GIVEN REQUEST → Scan the material for the word "this", and copy each line where it shows up.

========================================================================

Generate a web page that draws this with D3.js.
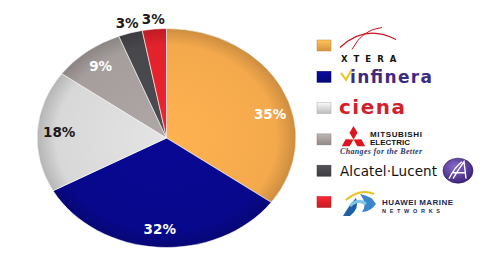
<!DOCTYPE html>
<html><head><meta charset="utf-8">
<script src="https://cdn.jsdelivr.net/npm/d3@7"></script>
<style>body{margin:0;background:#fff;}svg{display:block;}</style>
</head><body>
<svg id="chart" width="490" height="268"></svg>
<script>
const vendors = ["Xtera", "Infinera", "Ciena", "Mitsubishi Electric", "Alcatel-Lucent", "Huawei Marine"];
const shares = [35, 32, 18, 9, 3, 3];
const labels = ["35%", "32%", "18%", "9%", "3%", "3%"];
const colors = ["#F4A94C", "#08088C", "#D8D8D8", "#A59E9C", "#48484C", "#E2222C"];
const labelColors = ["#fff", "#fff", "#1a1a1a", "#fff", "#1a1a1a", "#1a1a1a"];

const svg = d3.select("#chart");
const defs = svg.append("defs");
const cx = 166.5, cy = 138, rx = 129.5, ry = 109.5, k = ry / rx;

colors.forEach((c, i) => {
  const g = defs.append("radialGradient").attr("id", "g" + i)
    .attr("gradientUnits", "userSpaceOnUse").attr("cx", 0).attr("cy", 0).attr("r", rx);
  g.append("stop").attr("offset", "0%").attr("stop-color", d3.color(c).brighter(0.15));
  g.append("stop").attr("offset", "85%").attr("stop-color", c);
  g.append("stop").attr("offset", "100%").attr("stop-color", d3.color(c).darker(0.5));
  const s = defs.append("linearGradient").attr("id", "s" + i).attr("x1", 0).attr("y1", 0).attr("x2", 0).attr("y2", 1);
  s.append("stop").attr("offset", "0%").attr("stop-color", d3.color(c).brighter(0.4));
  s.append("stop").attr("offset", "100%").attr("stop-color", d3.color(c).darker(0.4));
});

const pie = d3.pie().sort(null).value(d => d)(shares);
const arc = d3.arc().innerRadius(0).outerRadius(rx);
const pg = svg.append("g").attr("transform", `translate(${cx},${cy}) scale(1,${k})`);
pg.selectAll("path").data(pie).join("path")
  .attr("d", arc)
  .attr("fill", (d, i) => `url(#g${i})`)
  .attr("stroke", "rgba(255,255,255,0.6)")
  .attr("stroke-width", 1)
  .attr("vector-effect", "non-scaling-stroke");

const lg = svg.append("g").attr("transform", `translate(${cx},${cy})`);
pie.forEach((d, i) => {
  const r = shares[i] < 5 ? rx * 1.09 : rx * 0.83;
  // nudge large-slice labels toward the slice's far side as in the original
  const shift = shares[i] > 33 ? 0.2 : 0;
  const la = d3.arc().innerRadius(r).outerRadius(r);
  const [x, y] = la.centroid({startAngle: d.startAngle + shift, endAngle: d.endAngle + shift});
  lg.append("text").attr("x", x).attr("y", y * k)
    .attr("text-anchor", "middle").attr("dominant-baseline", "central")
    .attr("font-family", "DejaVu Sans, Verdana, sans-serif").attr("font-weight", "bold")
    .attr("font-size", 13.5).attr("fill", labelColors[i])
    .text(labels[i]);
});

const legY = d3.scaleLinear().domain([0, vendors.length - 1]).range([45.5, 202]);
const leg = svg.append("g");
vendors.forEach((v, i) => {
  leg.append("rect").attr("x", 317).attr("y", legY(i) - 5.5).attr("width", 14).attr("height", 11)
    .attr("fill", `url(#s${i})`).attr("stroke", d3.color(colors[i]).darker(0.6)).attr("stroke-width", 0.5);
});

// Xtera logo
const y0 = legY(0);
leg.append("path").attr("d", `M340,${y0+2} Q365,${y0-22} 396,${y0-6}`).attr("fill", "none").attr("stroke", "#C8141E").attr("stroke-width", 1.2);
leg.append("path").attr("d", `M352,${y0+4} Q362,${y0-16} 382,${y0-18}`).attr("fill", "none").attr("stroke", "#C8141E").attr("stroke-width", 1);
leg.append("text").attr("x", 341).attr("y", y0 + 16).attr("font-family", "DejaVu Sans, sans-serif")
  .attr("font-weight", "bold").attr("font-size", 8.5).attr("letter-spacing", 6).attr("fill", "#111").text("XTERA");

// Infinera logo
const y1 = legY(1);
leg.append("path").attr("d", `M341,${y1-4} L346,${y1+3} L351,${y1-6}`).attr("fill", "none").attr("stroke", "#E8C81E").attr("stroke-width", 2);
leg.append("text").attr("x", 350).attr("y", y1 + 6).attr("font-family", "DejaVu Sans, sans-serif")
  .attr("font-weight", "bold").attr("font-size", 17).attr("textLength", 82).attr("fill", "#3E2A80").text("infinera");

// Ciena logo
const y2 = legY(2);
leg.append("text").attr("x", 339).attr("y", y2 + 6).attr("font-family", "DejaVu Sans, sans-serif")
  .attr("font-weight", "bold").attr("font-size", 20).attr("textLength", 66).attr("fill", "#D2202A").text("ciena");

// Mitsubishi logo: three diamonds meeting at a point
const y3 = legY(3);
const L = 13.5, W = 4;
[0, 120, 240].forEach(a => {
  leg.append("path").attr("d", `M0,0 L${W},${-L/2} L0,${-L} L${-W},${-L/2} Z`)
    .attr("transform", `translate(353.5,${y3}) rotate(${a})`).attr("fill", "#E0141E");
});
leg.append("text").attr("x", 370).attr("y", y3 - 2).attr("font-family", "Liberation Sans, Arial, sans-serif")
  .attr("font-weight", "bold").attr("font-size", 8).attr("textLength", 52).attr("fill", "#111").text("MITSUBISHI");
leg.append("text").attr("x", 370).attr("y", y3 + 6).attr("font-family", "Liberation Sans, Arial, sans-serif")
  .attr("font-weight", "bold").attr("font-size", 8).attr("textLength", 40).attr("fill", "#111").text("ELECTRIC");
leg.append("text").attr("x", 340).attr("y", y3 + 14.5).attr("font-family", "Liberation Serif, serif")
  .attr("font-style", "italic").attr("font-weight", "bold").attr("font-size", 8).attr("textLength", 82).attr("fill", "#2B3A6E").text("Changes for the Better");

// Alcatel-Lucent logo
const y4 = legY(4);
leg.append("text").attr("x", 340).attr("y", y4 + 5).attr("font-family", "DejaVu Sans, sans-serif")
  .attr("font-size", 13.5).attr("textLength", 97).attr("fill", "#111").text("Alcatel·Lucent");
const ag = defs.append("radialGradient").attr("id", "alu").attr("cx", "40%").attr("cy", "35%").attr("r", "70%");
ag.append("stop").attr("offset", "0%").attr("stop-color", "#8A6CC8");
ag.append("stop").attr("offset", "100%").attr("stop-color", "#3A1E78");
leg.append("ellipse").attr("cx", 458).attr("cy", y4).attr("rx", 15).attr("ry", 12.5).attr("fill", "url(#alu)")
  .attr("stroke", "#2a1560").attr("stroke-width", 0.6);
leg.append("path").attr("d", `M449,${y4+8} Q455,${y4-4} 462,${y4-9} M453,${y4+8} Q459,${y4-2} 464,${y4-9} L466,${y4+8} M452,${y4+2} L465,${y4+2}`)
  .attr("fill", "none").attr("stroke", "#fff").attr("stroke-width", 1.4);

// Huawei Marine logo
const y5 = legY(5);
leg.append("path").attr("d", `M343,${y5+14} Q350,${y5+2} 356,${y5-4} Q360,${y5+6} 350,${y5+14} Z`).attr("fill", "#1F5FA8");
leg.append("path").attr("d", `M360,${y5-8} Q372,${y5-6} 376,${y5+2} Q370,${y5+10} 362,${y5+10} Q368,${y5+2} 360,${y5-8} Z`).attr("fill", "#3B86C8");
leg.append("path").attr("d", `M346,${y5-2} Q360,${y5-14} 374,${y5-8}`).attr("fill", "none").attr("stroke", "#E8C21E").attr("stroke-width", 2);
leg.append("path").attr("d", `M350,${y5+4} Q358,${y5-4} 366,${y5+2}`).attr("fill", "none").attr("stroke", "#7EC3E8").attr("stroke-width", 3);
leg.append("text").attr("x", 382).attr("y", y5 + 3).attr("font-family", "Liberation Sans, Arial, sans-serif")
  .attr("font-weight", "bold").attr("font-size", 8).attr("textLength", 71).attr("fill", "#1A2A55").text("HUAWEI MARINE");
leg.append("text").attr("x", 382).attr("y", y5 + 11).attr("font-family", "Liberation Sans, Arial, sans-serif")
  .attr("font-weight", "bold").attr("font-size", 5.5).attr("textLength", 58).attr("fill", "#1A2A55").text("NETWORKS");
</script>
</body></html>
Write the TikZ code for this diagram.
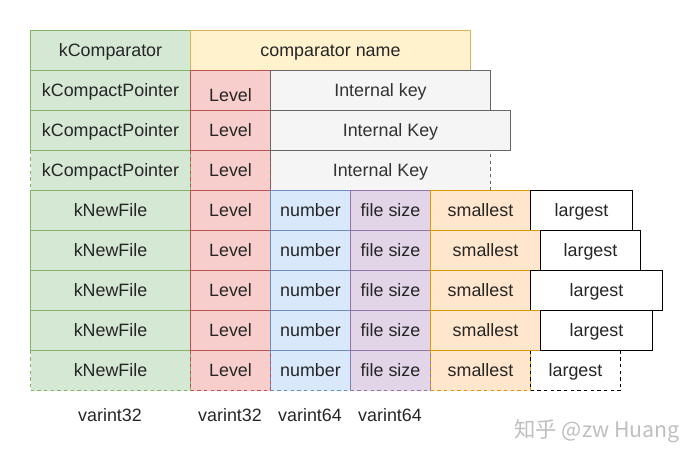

========================================================================

TASK RESULT →
Generate a web page that draws this with D3.js.
Write the TikZ code for this diagram.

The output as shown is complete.